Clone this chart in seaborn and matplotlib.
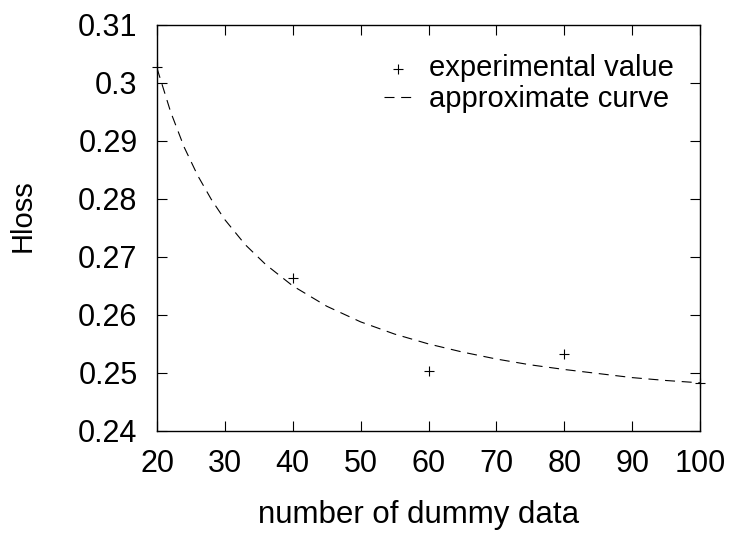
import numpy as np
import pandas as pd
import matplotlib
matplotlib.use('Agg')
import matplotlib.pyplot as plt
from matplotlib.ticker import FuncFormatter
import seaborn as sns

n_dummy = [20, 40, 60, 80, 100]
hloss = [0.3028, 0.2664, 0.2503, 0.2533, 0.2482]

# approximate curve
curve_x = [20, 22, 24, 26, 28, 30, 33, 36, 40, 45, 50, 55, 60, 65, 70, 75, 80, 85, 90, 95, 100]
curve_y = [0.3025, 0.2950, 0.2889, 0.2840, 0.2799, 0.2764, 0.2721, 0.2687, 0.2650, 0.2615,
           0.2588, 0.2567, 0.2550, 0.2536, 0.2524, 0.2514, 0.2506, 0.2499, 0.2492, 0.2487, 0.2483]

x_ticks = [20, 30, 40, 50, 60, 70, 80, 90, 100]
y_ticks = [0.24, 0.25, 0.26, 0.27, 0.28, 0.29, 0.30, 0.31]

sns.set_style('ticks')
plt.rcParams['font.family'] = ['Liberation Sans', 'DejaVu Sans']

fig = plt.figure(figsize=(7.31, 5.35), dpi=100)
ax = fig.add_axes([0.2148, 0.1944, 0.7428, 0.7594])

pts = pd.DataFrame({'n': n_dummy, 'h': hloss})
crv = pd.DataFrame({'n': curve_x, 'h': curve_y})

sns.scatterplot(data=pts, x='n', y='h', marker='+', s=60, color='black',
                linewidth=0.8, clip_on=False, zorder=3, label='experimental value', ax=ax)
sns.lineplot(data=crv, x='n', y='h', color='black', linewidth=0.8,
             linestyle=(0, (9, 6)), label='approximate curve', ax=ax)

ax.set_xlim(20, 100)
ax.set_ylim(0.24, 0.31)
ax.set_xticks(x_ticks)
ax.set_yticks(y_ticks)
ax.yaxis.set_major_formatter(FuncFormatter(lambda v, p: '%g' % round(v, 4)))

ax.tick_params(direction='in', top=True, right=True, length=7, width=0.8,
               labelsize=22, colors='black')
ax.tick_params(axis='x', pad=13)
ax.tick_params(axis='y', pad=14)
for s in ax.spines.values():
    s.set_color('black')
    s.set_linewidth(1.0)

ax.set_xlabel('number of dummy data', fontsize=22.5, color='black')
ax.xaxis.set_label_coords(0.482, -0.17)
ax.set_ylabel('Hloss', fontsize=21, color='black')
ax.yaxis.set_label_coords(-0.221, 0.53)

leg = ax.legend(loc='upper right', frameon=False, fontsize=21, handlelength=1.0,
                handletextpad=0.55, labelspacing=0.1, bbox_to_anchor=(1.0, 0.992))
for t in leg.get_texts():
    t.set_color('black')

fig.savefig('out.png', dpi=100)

Stated goal.
Give all the lines above again, character for character, without pictures.

Answer to the exercise.
Clone this chart in seaborn and matplotlib.
import numpy as np
import pandas as pd
import matplotlib
matplotlib.use('Agg')
import matplotlib.pyplot as plt
from matplotlib.ticker import FuncFormatter
import seaborn as sns

n_dummy = [20, 40, 60, 80, 100]
hloss = [0.3028, 0.2664, 0.2503, 0.2533, 0.2482]

# approximate curve
curve_x = [20, 22, 24, 26, 28, 30, 33, 36, 40, 45, 50, 55, 60, 65, 70, 75, 80, 85, 90, 95, 100]
curve_y = [0.3025, 0.2950, 0.2889, 0.2840, 0.2799, 0.2764, 0.2721, 0.2687, 0.2650, 0.2615,
           0.2588, 0.2567, 0.2550, 0.2536, 0.2524, 0.2514, 0.2506, 0.2499, 0.2492, 0.2487, 0.2483]

x_ticks = [20, 30, 40, 50, 60, 70, 80, 90, 100]
y_ticks = [0.24, 0.25, 0.26, 0.27, 0.28, 0.29, 0.30, 0.31]

sns.set_style('ticks')
plt.rcParams['font.family'] = ['Liberation Sans', 'DejaVu Sans']

fig = plt.figure(figsize=(7.31, 5.35), dpi=100)
ax = fig.add_axes([0.2148, 0.1944, 0.7428, 0.7594])

pts = pd.DataFrame({'n': n_dummy, 'h': hloss})
crv = pd.DataFrame({'n': curve_x, 'h': curve_y})

sns.scatterplot(data=pts, x='n', y='h', marker='+', s=60, color='black',
                linewidth=0.8, clip_on=False, zorder=3, label='experimental value', ax=ax)
sns.lineplot(data=crv, x='n', y='h', color='black', linewidth=0.8,
             linestyle=(0, (9, 6)), label='approximate curve', ax=ax)

ax.set_xlim(20, 100)
ax.set_ylim(0.24, 0.31)
ax.set_xticks(x_ticks)
ax.set_yticks(y_ticks)
ax.yaxis.set_major_formatter(FuncFormatter(lambda v, p: '%g' % round(v, 4)))

ax.tick_params(direction='in', top=True, right=True, length=7, width=0.8,
               labelsize=22, colors='black')
ax.tick_params(axis='x', pad=13)
ax.tick_params(axis='y', pad=14)
for s in ax.spines.values():
    s.set_color('black')
    s.set_linewidth(1.0)

ax.set_xlabel('number of dummy data', fontsize=22.5, color='black')
ax.xaxis.set_label_coords(0.482, -0.17)
ax.set_ylabel('Hloss', fontsize=21, color='black')
ax.yaxis.set_label_coords(-0.221, 0.53)

leg = ax.legend(loc='upper right', frameon=False, fontsize=21, handlelength=1.0,
                handletextpad=0.55, labelspacing=0.1, bbox_to_anchor=(1.0, 0.992))
for t in leg.get_texts():
    t.set_color('black')

fig.savefig('out.png', dpi=100)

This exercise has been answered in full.